[Infowarrior] - Pentagon Project Makes Cyberwar as Easy as Angry Birds
Richard Forno
rforno at infowarrior.org
Tue May 28 07:30:04 CDT 2013
This Pentagon Project Makes Cyberwar as Easy as Angry Birds
• By Noah Shachtman
• 05.28.13
• 6:30 AM
The target computer is picked. The order to strike has been given. All it takes is a finger swipe and a few taps of the touchscreen, and the cyberattack is prepped to begin.
For the last year, the Pentagon’s top technologists have been working on a program that will make cyberwarfare relatively easy. It’s called Plan X. And if this demo looks like a videogame or sci-fi movie or a sleek Silicon Valley production, that’s no accident. It was built by the designers behind some of Apple’s most famous computers — with assistance from the illustrators who helped bring Transformers to the silver screen.
Today, destructive cyberattacks — ones that cause servers to fry, radars to go dark, or centrifuges to spin out of control — have been assembled by relatively small teams of hackers. They’re ordered at the highest levels of government. They take months to plan. Their effects can be uncertain, despite all the preparation. (Insiders believe, for example, that the biggest network intrusion in the Pentagon’s history may have been an accidental infection, not a deliberate hack.)
With Plan X, the Defense Advanced Research Projects Agency is looking to change all that. It wants munitions made of 1s and 0s to be as simple to launch as ones made of metal and explosives. It wants cyberattack stratagems to be as predictable as any war plan can be. It wants to move past the artisanal era of hacking, and turn cyberwarfare into an industrial effort. Across the U.S. government, there are all kinds of projects to develop America’s network offense. None are quite like this.
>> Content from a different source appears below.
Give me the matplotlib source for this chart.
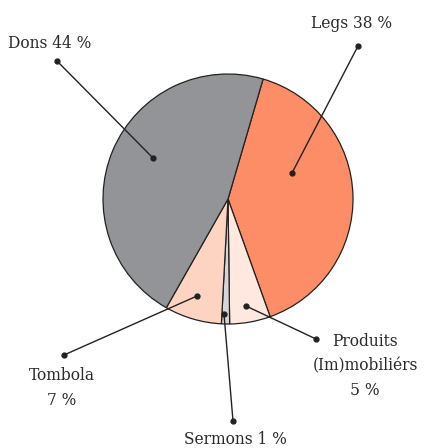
import matplotlib
matplotlib.use("Agg")
import matplotlib.pyplot as plt

# data (clockwise from the Legs/Dons boundary)
categories = ["Legs", "Produits\n(Im)mobiliérs", "Sermons", "Tombola", "Dons"]
values = [38, 5, 1, 7, 44]
label_texts = ["Legs 38 %", "Produits\n(Im)mobiliérs\n5 %", "Sermons 1 %", "Tombola\n7 %", "Dons 44 %"]
colors = ["#fd8d66", "#fee8df", "#d6d6d8", "#fdd3c2", "#939498"]

W, H = 424, 448
fig = plt.figure(figsize=(W / 100, H / 100), dpi=100)
ax = fig.add_axes([0, 0, 1, 1])

cx, cy, r = 228, H - 199, 125
ax.pie(values, colors=colors, startangle=73.7, counterclock=False,
       center=(cx, cy), radius=r, frame=True,
       wedgeprops=dict(edgecolor="#222222", linewidth=0.9))
ax.set_xlim(0, W)
ax.set_ylim(0, H)
ax.set_aspect("equal")
ax.axis("off")

# leader lines: inner point, outer point (pixel coords, y down), text anchor
inner_pts = [(292, 173), (246, 306), (224, 314), (197, 296), (153, 158)]
outer_pts = [(358, 46), (316, 339), (233, 421), (64, 355), (57, 61)]
text_pos = [(352, 23), (365, 366), (235, 439), (62, 388), (50, 43)]

for (ix, iy), (ox, oy), (tx, ty), t in zip(inner_pts, outer_pts, text_pos, label_texts):
    ax.plot([ix, ox], [H - iy, H - oy], color="#222222", lw=1.0)
    ax.plot([ix, ox], [H - iy, H - oy], "o", color="#222222", ms=3.5)
    ax.text(tx, H - ty, t, ha="center", va="center", fontsize=11.2,
            family="DejaVu Serif", color="#2a2a2a", linespacing=1.57)

fig.savefig("out.png", dpi=100)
“Plan X is a program that is specifically working towards building the technology infrastructure that would allow cyber offense to move from the world we’re in today — where it’s a fine, handcrafted capability that requires exquisite authorities to do anything… to a future where cyber is a capability like other weapons,” Darpa director Arati Prabhakar told reporters last month. “A military operator can design and deploy a cyber effect, know what it’s going to accomplish… and take an appropriate level of action.”
But you can’t expect the average officer to be able to understand the logical topology of a global network-of-networks. You can’t expect him to know whether its better to hook a rootkit into a machine’s kernel or its firmware. If cyberwar is going to be routine, Darpa believes, the digital battlefield has to be as easy to navigate as an iPhone. The attacks have to be as easy to launch as an Angry Bird.
“Say you’re playing World of Warcraft, and you’ve got this type of sword, +5 or whatever. You don’t necessarily know what spells were used to create that sword, right? You just know it has these attributes and it helps you in this way. It’s the same type of concept. You don’t need the technical details,” says Dan Roelker, the cybersecurity specialist who helped develop some of the world’s most widely-used intrusion detection software, came up with the idea for Plan X, and joined Darpa to make it happen.